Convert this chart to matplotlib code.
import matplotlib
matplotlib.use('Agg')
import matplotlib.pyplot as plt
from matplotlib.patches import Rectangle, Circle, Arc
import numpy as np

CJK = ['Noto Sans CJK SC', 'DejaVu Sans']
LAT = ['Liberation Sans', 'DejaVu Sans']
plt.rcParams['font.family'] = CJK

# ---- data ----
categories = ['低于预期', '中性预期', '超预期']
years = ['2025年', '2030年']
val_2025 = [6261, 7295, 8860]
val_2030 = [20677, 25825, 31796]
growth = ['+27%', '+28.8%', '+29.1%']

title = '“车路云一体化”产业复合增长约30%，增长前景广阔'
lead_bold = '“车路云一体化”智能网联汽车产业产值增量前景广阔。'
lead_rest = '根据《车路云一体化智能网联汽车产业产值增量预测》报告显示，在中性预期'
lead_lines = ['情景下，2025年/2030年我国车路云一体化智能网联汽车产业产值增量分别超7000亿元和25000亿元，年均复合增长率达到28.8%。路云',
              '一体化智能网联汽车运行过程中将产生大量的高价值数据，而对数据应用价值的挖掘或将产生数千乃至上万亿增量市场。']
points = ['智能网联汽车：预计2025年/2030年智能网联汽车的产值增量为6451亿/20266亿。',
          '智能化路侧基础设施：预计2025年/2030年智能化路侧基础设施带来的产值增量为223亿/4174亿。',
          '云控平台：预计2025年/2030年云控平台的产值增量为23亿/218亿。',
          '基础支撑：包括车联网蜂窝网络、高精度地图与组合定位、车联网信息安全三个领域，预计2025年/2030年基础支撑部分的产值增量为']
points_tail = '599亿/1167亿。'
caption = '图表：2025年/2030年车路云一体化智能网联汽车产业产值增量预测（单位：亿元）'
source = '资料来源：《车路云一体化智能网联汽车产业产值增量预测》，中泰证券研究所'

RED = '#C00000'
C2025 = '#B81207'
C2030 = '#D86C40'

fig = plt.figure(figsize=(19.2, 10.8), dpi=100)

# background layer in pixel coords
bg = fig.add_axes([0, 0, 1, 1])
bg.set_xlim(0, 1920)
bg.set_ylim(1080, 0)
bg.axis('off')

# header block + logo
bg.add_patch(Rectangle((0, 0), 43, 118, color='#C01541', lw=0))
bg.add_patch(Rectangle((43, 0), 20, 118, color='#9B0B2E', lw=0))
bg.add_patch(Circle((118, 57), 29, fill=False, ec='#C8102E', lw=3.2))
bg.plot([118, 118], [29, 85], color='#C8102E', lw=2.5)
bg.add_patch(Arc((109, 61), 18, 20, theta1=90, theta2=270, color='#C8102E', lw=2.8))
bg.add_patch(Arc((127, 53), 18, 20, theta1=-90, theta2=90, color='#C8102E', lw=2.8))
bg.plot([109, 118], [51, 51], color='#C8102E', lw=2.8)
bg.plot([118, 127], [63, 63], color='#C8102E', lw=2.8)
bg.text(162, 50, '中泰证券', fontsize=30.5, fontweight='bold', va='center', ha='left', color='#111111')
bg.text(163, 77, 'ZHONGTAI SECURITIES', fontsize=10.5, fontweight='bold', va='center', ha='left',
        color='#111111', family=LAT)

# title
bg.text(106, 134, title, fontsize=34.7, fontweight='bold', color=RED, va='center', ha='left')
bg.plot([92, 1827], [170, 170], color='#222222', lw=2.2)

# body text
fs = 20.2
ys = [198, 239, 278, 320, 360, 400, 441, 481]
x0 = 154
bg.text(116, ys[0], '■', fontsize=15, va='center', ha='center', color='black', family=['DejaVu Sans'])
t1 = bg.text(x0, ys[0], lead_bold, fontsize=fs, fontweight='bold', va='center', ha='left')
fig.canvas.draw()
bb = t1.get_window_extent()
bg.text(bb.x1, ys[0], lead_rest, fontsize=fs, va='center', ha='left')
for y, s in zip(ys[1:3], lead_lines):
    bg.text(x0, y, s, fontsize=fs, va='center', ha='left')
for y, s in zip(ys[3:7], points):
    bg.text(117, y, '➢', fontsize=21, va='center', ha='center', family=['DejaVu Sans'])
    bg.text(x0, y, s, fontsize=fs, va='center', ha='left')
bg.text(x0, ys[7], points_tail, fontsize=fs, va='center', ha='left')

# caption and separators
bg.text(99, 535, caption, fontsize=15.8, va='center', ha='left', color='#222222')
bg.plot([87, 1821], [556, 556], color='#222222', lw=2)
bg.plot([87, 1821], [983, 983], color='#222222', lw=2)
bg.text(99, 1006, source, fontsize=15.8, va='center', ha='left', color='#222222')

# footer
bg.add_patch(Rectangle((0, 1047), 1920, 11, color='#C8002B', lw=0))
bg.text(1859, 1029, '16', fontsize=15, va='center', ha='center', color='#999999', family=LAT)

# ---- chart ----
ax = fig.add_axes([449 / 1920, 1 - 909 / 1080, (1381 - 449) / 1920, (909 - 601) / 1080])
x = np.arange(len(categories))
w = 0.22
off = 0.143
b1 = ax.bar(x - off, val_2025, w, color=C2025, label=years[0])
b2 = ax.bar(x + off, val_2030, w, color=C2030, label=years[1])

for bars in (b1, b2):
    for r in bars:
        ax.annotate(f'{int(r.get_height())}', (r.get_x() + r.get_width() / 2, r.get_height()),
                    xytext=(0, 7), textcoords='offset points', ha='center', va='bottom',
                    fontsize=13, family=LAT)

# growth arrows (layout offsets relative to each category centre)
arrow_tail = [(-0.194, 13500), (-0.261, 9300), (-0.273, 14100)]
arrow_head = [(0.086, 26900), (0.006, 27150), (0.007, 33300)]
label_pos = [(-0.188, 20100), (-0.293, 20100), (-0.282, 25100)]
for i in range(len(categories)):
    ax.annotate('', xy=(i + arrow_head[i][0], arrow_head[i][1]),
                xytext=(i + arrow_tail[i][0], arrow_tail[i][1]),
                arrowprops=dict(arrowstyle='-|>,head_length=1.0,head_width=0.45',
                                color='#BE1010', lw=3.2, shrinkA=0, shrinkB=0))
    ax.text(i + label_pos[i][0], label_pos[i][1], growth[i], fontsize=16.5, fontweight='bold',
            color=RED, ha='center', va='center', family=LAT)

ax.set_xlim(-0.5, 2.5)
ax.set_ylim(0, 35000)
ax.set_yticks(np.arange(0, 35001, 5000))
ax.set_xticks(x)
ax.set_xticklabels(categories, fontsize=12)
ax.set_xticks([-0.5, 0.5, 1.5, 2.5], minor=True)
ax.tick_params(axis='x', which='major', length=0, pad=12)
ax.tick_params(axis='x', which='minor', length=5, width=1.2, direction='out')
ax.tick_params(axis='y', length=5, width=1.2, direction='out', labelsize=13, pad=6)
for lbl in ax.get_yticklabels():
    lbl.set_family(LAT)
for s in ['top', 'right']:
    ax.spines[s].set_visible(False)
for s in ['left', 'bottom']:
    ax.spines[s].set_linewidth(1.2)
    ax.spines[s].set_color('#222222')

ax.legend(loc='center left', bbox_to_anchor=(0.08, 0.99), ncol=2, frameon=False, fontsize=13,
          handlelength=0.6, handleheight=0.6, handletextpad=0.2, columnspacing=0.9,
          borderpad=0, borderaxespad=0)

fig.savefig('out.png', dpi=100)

-- -- --

Problem to solve.
Only the lines from the top of the data through the line that contains "growth = ['+27%', '+28.8%', '+29.1%']" should be quoted, exactly as they stand.

Answer to the problem.
Convert this chart to matplotlib code.
import matplotlib
matplotlib.use('Agg')
import matplotlib.pyplot as plt
from matplotlib.patches import Rectangle, Circle, Arc
import numpy as np

CJK = ['Noto Sans CJK SC', 'DejaVu Sans']
LAT = ['Liberation Sans', 'DejaVu Sans']
plt.rcParams['font.family'] = CJK

# ---- data ----
categories = ['低于预期', '中性预期', '超预期']
years = ['2025年', '2030年']
val_2025 = [6261, 7295, 8860]
val_2030 = [20677, 25825, 31796]
growth = ['+27%', '+28.8%', '+29.1%']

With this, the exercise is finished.